Cowan’s creativity—working semaphores, bascule bridges, coal tipples,
animated milk cars—launched what he called “the greatest hobby on
earth.” Last month, to bring back those days, Potomac Division modelers
crowded around Bruce Greenburg’s O Gauge layout featuring most of the
rolling stock and structures of the famed Lionel Lines.
To
no one’s surprise, Bruce is the founder of Greenburg Shows, a
universally popular series of traveling exhibits that started in the
East and eventually reached every big city in America. His layout
originated as the focus of the Greenburg Shows, the country’s first
large-scale modular train exhibit. So successful were the shows that
Kalmbach Publishing purchased the production and made it a subsidiary
of the corporation.Moreover, Bruce and his wife, Linda, published a
wide variety of early enthusiast books and maintenance manuals for
Lionel lovers. To read Lionel catalogs of 60 years ago is to get a free
rail pass to one’s youth.
The
Lionel layout in Alexandria is, in Bruce’s words,” a light and sound
show.” Hundreds of lights dot the layout: street lamps, semaphores,
street markers, bumpers, crossing gatesand passenger car interiors all
glow or blink for visitors. The iconic Hellgate Bridge, whose prototype
is in New York, is crested with dazzling chase lights, outlining the
bridge and its famous arc.
Two
main rail lines serve a diesel freight consist and a steam passenger
train. Passenger cars are complete down to, er, water closets with
effluent pipes. The steam Engine cab echoes with chatter among
engineers, firemen and conductors.

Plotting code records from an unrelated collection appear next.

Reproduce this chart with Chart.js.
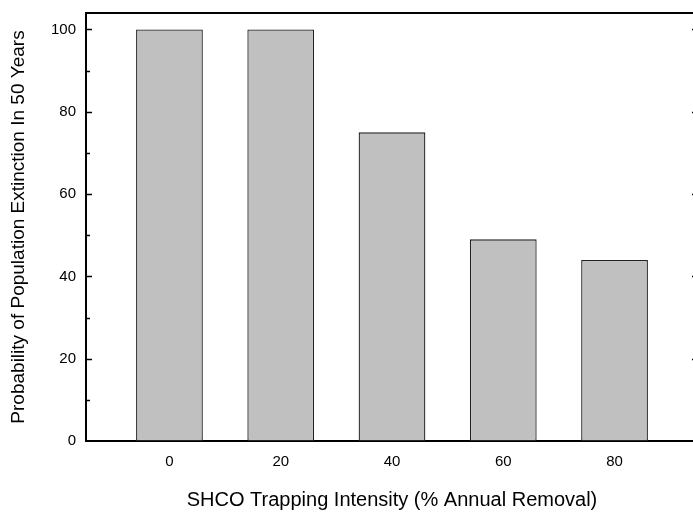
<!DOCTYPE html>
<html lang="en">

<head>
    <meta charset="UTF-8">
    <title>SHCO Trapping Intensity</title>
    <script src="https://cdn.jsdelivr.net/npm/chart.js@4.4.1/dist/chart.umd.min.js"></script>
    <style>
        html, body { margin: 0; padding: 0; background: #fff; overflow: hidden; }
        #wrap { width: 693px; height: 513px; overflow: hidden; }
    </style>
</head>

<body>
    <div id="wrap">
        <canvas id="extinctionChart" width="700" height="513"></canvas>
    </div>

    <script>
        // trapping intensity (% annual removal) and extinction probability (%)
        const intensity = [0, 20, 40, 60, 80];
        const extinction = [100, 100, 75, 49, 44];
        const yTicks = [0, 20, 40, 60, 80, 100];

        const font = 'Liberation Sans, Arial, sans-serif';

        // ticks pointing into the plot, plus the frame on top / right
        const frameTicks = {
            id: 'frameTicks',
            afterDraw(chart) {
                const ctx = chart.ctx;
                const area = chart.chartArea;
                const y = chart.scales.y;
                ctx.save();
                ctx.strokeStyle = '#000';
                ctx.lineWidth = 2;
                ctx.beginPath();
                ctx.moveTo(area.left - 1, area.top);
                ctx.lineTo(area.right, area.top);
                ctx.lineTo(area.right, area.bottom);
                ctx.stroke();

                ctx.lineWidth = 1.5;
                for (let v = 10; v <= 100; v += 10) {
                    const py = Math.round(y.getPixelForValue(v)) + 0.5;
                    const len = yTicks.includes(v) ? 6 : 4;
                    ctx.beginPath();
                    ctx.moveTo(area.left, py);
                    ctx.lineTo(area.left + len, py);
                    ctx.moveTo(area.right, py);
                    ctx.lineTo(area.right - len, py);
                    ctx.stroke();
                }
                ctx.restore();
            }
        };

        const ctx = document.getElementById('extinctionChart').getContext('2d');
        new Chart(ctx, {
            type: 'bar',
            data: {
                datasets: [{
                    data: intensity.map((x, i) => ({ x: x, y: extinction[i] })),
                    backgroundColor: '#c0c0c0',
                    borderColor: '#222222',
                    borderWidth: 1.3,
                    borderSkipped: false,
                    barPercentage: 0.6,
                    categoryPercentage: 1
                }]
            },
            options: {
                responsive: false,
                animation: false,
                layout: { padding: { top: 13, right: 2, bottom: 0, left: 0 } },
                plugins: {
                    legend: { display: false },
                    tooltip: { enabled: false }
                },
                scales: {
                    x: {
                        type: 'linear',
                        offset: false,
                        min: -15,
                        max: 95,
                        afterFit: scale => {
                            scale.height = 72;
                            scale.paddingLeft = 0;
                            scale.paddingRight = 0;
                        },
                        grid: { display: false, drawTicks: false },
                        border: { display: true, color: '#000', width: 2 },
                        ticks: {
                            stepSize: 20,
                            includeBounds: false,
                            padding: 12,
                            color: '#000',
                            font: { family: font, size: 15 }
                        },
                        title: {
                            display: true,
                            text: 'SHCO Trapping Intensity (% Annual Removal)',
                            color: '#000',
                            font: { family: font, size: 20 },
                            padding: { top: 0, bottom: 1 }
                        }
                    },
                    y: {
                        min: 0,
                        max: 104,
                        afterFit: scale => {
                            scale.width = 86;
                            scale.paddingTop = 0;
                            scale.paddingBottom = 0;
                        },
                        grid: { display: false, drawTicks: false },
                        border: { display: true, color: '#000', width: 2 },
                        ticks: {
                            stepSize: 20,
                            includeBounds: false,
                            padding: 10,
                            color: '#000',
                            font: { family: font, size: 15 }
                        },
                        afterBuildTicks: scale => {
                            scale.ticks = yTicks.map(v => ({ value: v }));
                        },
                        title: {
                            display: true,
                            text: 'Probability of Population Extinction In 50 Years',
                            color: '#000',
                            font: { family: font, size: 19 },
                            padding: { top: 7, bottom: 0 }
                        }
                    }
                }
            },
            plugins: [frameTicks]
        });
    </script>
</body>

</html>
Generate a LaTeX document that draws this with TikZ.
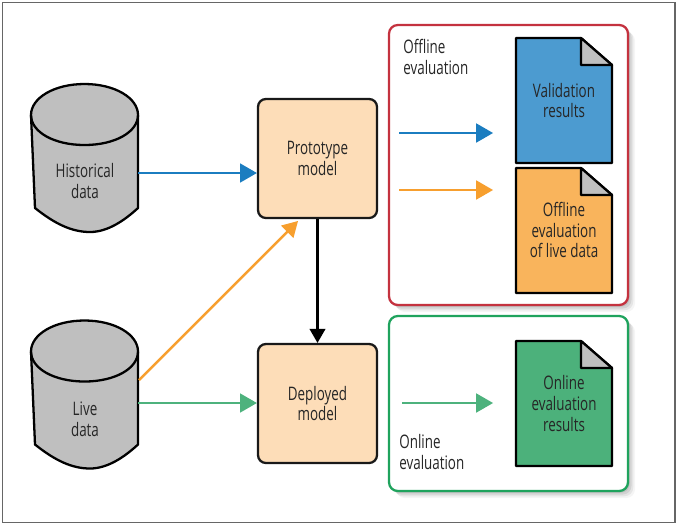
\documentclass[tikz,border=0pt]{standalone}
\usepackage{fontspec}
\setmainfont{Open Sans}[FakeStretch=0.72]
\usetikzlibrary{arrows}
\usetikzlibrary{shadows}
\definecolor{peach}{HTML}{FDDDB8}
\definecolor{dbgray}{HTML}{BFBFBF}
\definecolor{lineblue}{HTML}{1B7DC0}
\definecolor{lineorange}{HTML}{F79F2E}
\definecolor{linegreen}{HTML}{4DB27D}
\definecolor{docblue}{HTML}{4C9BD0}
\definecolor{docorange}{HTML}{F9B45C}
\definecolor{docgreen}{HTML}{4CB17B}
\definecolor{boxred}{HTML}{C4323F}
\definecolor{boxgreen}{HTML}{1FA35D}
\tikzset{
  label/.style={text=black!85,font=\fontsize{10.6}{11.9}\selectfont,align=center,inner sep=0pt},
  textleft/.style={label,align=left,anchor=north west},
  holder/.style={inner sep=0pt,minimum width=107*0.02cm},
  modelbox/.style={draw=black!90,line width=1.3pt,fill=peach,rounded corners=4.5pt,minimum width=119*0.02cm,minimum height=119*0.02cm,label},
  evalbox/.style={line width=1.3pt,fill=white,rounded corners=5pt,minimum width=239*0.02cm,inner sep=0pt,
    drop shadow={shadow xshift=1pt,shadow yshift=-1pt,opacity=.22},
    drop shadow={shadow xshift=2pt,shadow yshift=-2pt,opacity=.18},
    drop shadow={shadow xshift=3pt,shadow yshift=-3pt,opacity=.14},
    drop shadow={shadow xshift=4pt,shadow yshift=-4pt,opacity=.08}},
  flow/.style={line width=1.4pt,->},
  flowflat/.style={line width=1.65pt,->},
  outline/.style={draw=black,line width=1.3pt,line join=round}
}
\begin{document}
\begin{tikzpicture}[>=triangle 60,x=0.02cm,y=-0.02cm]
\useasboundingbox (0,0) rectangle (678,525);
% frame
\draw[black!60,line width=0.8pt] (2.5,2.5) rectangle (675,522.5);
% red and green boxes
\node[evalbox,draw=boxred,minimum height=280*0.02cm] (offbox) at (508.5,165) {};
\node[evalbox,draw=boxgreen,minimum height=175*0.02cm] (onbox) at (508.5,403.5) {};
% databases
\foreach \cy in {115,351.5}{
  \draw[outline,fill=dbgray] (31,\cy) -- (35,\cy+93) .. controls (55,\cy+109) and (72,\cy+117) .. (90,\cy+117)
    .. controls (108,\cy+117) and (125,\cy+105) .. (138,\cy+93) -- (138,\cy)
    .. controls (138,\cy-17) and (115,\cy-31) .. (84.5,\cy-31) .. controls (54,\cy-31) and (31,\cy-17) .. (31,\cy) -- cycle;
  \draw[outline] (31,\cy) .. controls (31,\cy+17) and (54,\cy+30) .. (84.5,\cy+30) .. controls (115,\cy+30) and (138,\cy+17) .. (138,\cy);
}
\node[holder,minimum height=116*0.02cm] (hist) at (84.5,173) {};
\node[holder,minimum height=116*0.02cm] (live) at (84.5,403) {};
\node[label] at (85,181) {Historical\\data};
\node[label] at (85,419) {Live\\data};
% models
\node[modelbox] (proto) at (317.5,158.5) {Prototype\\model};
\node[modelbox] (depl) at (317.5,403.5) {Deployed\\model};
% documents
\foreach \dy/\dcol in {38/docblue,168/docorange,341/docgreen}{
  \draw[outline,fill=\dcol] (516,\dy) -- (581,\dy) -- (612,\dy+27) -- (612,\dy+125) -- (516,\dy+125) -- cycle;
  \draw[outline,fill=dbgray] (581,\dy) -- (612,\dy+27) -- (581,\dy+27) -- cycle;
}
\node[label] (valid) at (564,100.5) {Validation\\results};
\node[label] (offl) at (564,230) {Offline\\evaluation\\of live data};
\node[label] (onl) at (564,403.5) {Online\\evaluation\\results};
% box titles
\node[textleft] (offtitle) at (403,39) {Offline\\evaluation};
\node[textleft] (ontitle) at (399,434) {Online\\evaluation};
% connectors
\coordinate (liveout) at (139,380);
\coordinate (protoin) at (298,221);
\draw[flowflat,lineblue] (hist.east) -- (hist.east -| proto.west);
\draw[flowflat,linegreen] (live.east) -- (live.east -| depl.west);
\draw[flow,lineorange] (liveout) -- (protoin);
\draw[flow,black,line width=1.2pt] (proto) -- (depl);
% arrows inside boxes
\coordinate (bluestart) at (399,133);
\coordinate (blueend) at (493,133);
\coordinate (orangestart) at (399,190);
\coordinate (orangeend) at (493,190);
\coordinate (greenstart) at (402,403);
\coordinate (greenend) at (493,403);
\draw[flowflat,lineblue] (bluestart) -- (blueend);
\draw[flowflat,lineorange] (orangestart) -- (orangeend);
\draw[flowflat,linegreen] (greenstart) -- (greenend);
\end{tikzpicture}
\end{document}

Within the mainlines are two trolley
shuttles and a smaller circle of track for a scale children’s train
ride.
At
a recent National Model Railroad Association national convention, a
psychiatrist who is also a modeler, conducted a clinic titled “Are
Train Modelers Nuts?” (The clinic was mobbed). After discussing
the research, the focus groups, the anecdotal evidence, the clinician
said that the driving force, the obvious passion, the indisputable
signature of the modeler was…”nostalgia.”
So,
if it’s nostalgia you wanted, Bruce provided it. His time capsule was
everything you hoped it would be. In building his exhibit,
sharing it with us, popularizing model railroads and bringing the
experience to every corner of America, Bruce and his miniature world
belong in the pantheon of America’s modeling stars.